で、次に問題となるのはJIPS(E)からJIPSへの変換だ。こちらにはACOS関連の書類などほとんどないため、当然対応表なども存在しない。しかし、システム構築当時の資料を調べてみると、システム構築時、ユーティリティを作成した会社に質問をFAXで送信した記録が残っていた。どうやらシステム構築時も今回の俺と同じはまり方をしていたらしく、JIPSは対応しているがJIPS(E)は対応していないと言う旨の回答が書かれた後、変換手順としてEBCDIC(カナ)から8ビットJISへ1バイトずつ変換を行えばOKという回答が書かれていた。

そうなれば話は簡単、このユーティリティにも付属しているEBCDIC(カナ)→JIS8対応表を見て、1バイトずつ手で変換(2バイト文字なので1文字につき2回変換)していけばいいのだ。

文字変換の実際・攻略編

ところがこの対応表、あくまでもEBCDICとJIS8の対応表であるため、EBCDICで割り当てられていないコードには当然対応するJIS8のコードも書かれていないのだ。
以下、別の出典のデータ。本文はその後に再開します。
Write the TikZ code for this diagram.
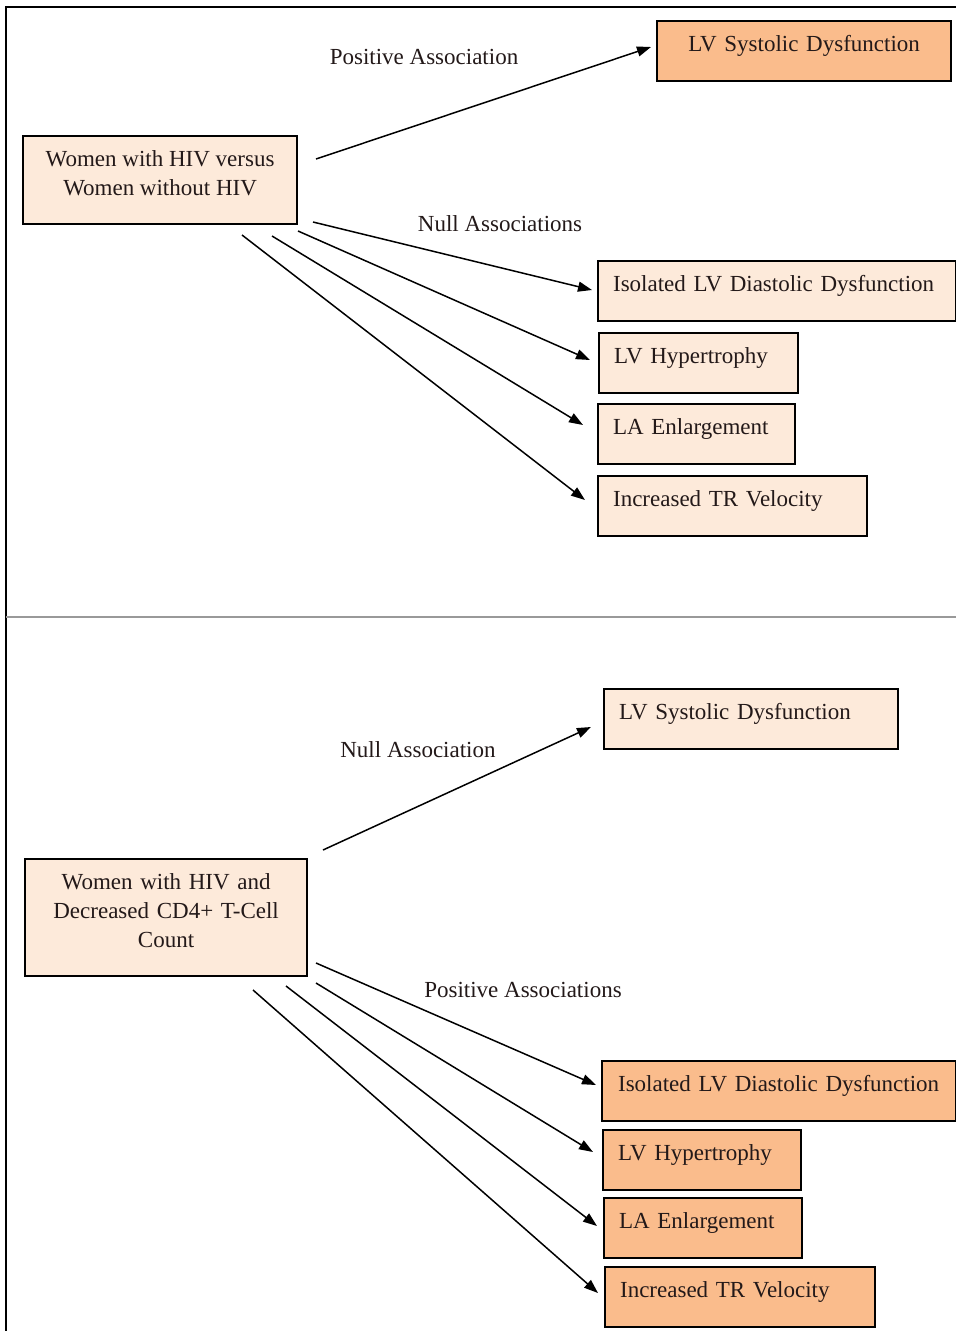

EBCDICは1バイトの領域全部(256種類)を使用しているわけではないので、結構隙間がある。その領域に出てきたコードはどう変換すればいいのだ。

というわけで、さくっとWeb上を調べてみると、やっぱりあった。EBCDICの変換ツールが。そのツールがこれ。各社のEBCDICコードを選ぶと対応するASCIIコード(カナ文字もあるので、正確にはJIS8。ASCIIは7ビットで定義されている)を教えてくれる。それにしても「各社」って。このソフトのreadme.txtにも書いてあったのだが、どうも元のコードを汎用機各社が独自拡張したおかげで、同じEBCDICを名乗っていても、ほとんど互換性はないようだ(互換性があるのは数字と英大文字、コントロールコードだけ)。迷惑な話だ。

このように試行錯誤を繰り返し、最終的には問題を解決することができた。その記念として、このように記録に残してみた。うーん勉強になったね。今後使うことはなさそうな知識だけど。